### Description of the task
Skipping all pictures, set down the lines of the listing from the first through the one with "self.factor = factor".

- - - -

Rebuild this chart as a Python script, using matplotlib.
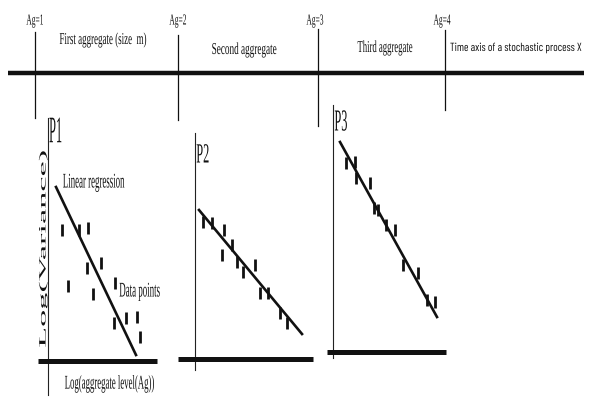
import numpy as np
import matplotlib
matplotlib.use("Agg")
import matplotlib.pyplot as plt
from matplotlib.patheffects import AbstractPathEffect
from matplotlib.transforms import Affine2D

# ---------------- data ----------------
ag_labels = ["Ag=1", "Ag=2", "Ag=3", "Ag=4"]
segment_labels = ["First aggregate (size  m)", "Second aggregate", "Third aggregate"]
axis_label = "Time axis of a stochastic process X"
panel_labels = ["P1", "P2", "P3"]

# data points (log aggregate level, log variance) in diagram pixel space
p1_x = [62, 79, 88, 87, 101, 68, 93, 115, 114, 126, 137, 140]
p1_y = [230, 230, 228, 268, 263, 286, 294, 283, 323, 318, 317, 337]
p2_x = [203, 212, 224, 222, 232, 237, 243, 255, 260, 268, 280, 287]
p2_y = [222, 223, 230, 255, 245, 262, 272, 265, 293, 293, 313, 323]
p3_x = [346, 355, 356, 370, 374, 378, 386, 395, 403, 418, 427, 435]
p3_y = [163, 162, 178, 183, 208, 210, 225, 230, 265, 273, 300, 302]
# regression line end points
p1_fit_x, p1_fit_y = [56, 136], [187, 355]
p2_fit_x, p2_fit_y = [199, 302], [210, 334]
p3_fit_x, p3_fit_y = [340, 437], [142, 317]


# ------------- helpers -------------
class Condense(AbstractPathEffect):
    """Scale glyphs along the baseline direction around the text centre."""

    def __init__(self, factor=1.0):
        super().__init__()
        self.factor = factor

    def draw_path(self, renderer, gc, tpath, affine, rgbFace=None):
        ext = tpath.get_extents(affine)
        m = affine.get_matrix()
        u = m[:2, 0] / np.hypot(m[0, 0], m[1, 0])
        cx, cy = ext.x0 + ext.width / 2, ext.y0 + ext.height / 2
        S = np.eye(3)
        S[:2, :2] = np.eye(2) + (self.factor - 1) * np.outer(u, u)
        T = Affine2D().translate(-cx, -cy) + Affine2D(S) + Affine2D().translate(cx, cy)
        renderer.draw_path(gc, tpath, affine + T, rgbFace)


fig = plt.figure(figsize=(5.92, 4), dpi=100)
ax = fig.add_axes([0, 0, 1, 1])
ax.set_xlim(0, 592)
ax.set_ylim(400, 0)
ax.axis("off")
renderer = fig.canvas.get_renderer()

SERIF = "Liberation Serif"
NARROW = ["Barlow Condensed", "Roboto Condensed", "DejaVu Sans"]
texts = []


def label(x, y, s, size, target, family=SERIF, rotation=0, weight="normal"):
    t = ax.text(x, y, s, fontsize=size, family=family, ha="center", va="center",
                rotation=rotation, weight=weight, color="#111111")
    texts.append((t, target, rotation))
    return t


# ------------- top time axis -------------
ax.plot([8, 584], [73, 73], color="#111111", lw=3.2, solid_capstyle="butt")
ag_x = [35, 178, 318, 445]
ag_top = [32, 35, 29, 30]
ag_bot = [118, 120, 126, 110]
ag_lab_x = [35, 178, 315, 442]
for i, lab in enumerate(ag_labels):
    ax.plot([ag_x[i], ag_x[i]], [ag_top[i], ag_bot[i]], color="#111111", lw=0.9)
    label(ag_lab_x[i], 21, lab, 11, 17)

label(103, 40, segment_labels[0], 12, 87)
label(244, 50, segment_labels[1], 12, 65)
label(385, 48, segment_labels[2], 12, 55)
label(516, 48, axis_label, 8.5, 132, family=NARROW)

# ------------- panels -------------
panels = [
    dict(ax_x=48, ax_top=118, ax_bot=395, base_y=361, base_x=(38, 157),
         px=p1_x, py=p1_y, fx=p1_fit_x, fy=p1_fit_y, lab=(56, 133), lsize=27, ms=9),
    dict(ax_x=195, ax_top=133, ax_bot=370, base_y=359, base_x=(178, 313),
         px=p2_x, py=p2_y, fx=p2_fit_x, fy=p2_fit_y, lab=(203, 156), lsize=20, ms=8),
    dict(ax_x=333, ax_top=105, ax_bot=358, base_y=352, base_x=(327, 446),
         px=p3_x, py=p3_y, fx=p3_fit_x, fy=p3_fit_y, lab=(341, 123), lsize=22, ms=9),
]
for i, p in enumerate(panels):
    ax.plot([p["ax_x"], p["ax_x"]], [p["ax_top"], p["ax_bot"]], color="#222222", lw=0.8)
    ax.plot(list(p["base_x"]), [p["base_y"], p["base_y"]], color="#111111", lw=3.6,
            solid_capstyle="butt")
    ax.plot(p["fx"], p["fy"], color="#111111", lw=1.9)
    ax.plot(p["px"], p["py"], ls="none", marker="|", ms=p["ms"], mew=2.0, color="#111111")
    label(p["lab"][0], p["lab"][1], panel_labels[i], p["lsize"], 13)

label(43, 249, "Log(Variance)", 7, 198, rotation=90, weight="normal")
label(110, 384, "Log(aggregate level(Ag))", 14, 90)
label(94, 183, "Linear regression", 15, 62)
label(140, 292, "Data points", 15, 41)

# condense/extend each text to its measured width in the reference
for t, target, rot in texts:
    bb = t.get_window_extent(renderer)
    length = bb.height if rot == 90 else bb.width
    t.set_path_effects([Condense(target / length)])

fig.savefig("out.png", dpi=100)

- - - -

### Correct answer
Rebuild this chart as a Python script, using matplotlib.
import numpy as np
import matplotlib
matplotlib.use("Agg")
import matplotlib.pyplot as plt
from matplotlib.patheffects import AbstractPathEffect
from matplotlib.transforms import Affine2D

# ---------------- data ----------------
ag_labels = ["Ag=1", "Ag=2", "Ag=3", "Ag=4"]
segment_labels = ["First aggregate (size  m)", "Second aggregate", "Third aggregate"]
axis_label = "Time axis of a stochastic process X"
panel_labels = ["P1", "P2", "P3"]

# data points (log aggregate level, log variance) in diagram pixel space
p1_x = [62, 79, 88, 87, 101, 68, 93, 115, 114, 126, 137, 140]
p1_y = [230, 230, 228, 268, 263, 286, 294, 283, 323, 318, 317, 337]
p2_x = [203, 212, 224, 222, 232, 237, 243, 255, 260, 268, 280, 287]
p2_y = [222, 223, 230, 255, 245, 262, 272, 265, 293, 293, 313, 323]
p3_x = [346, 355, 356, 370, 374, 378, 386, 395, 403, 418, 427, 435]
p3_y = [163, 162, 178, 183, 208, 210, 225, 230, 265, 273, 300, 302]
# regression line end points
p1_fit_x, p1_fit_y = [56, 136], [187, 355]
p2_fit_x, p2_fit_y = [199, 302], [210, 334]
p3_fit_x, p3_fit_y = [340, 437], [142, 317]


# ------------- helpers -------------
class Condense(AbstractPathEffect):
    """Scale glyphs along the baseline direction around the text centre."""

    def __init__(self, factor=1.0):
        super().__init__()
        self.factor = factor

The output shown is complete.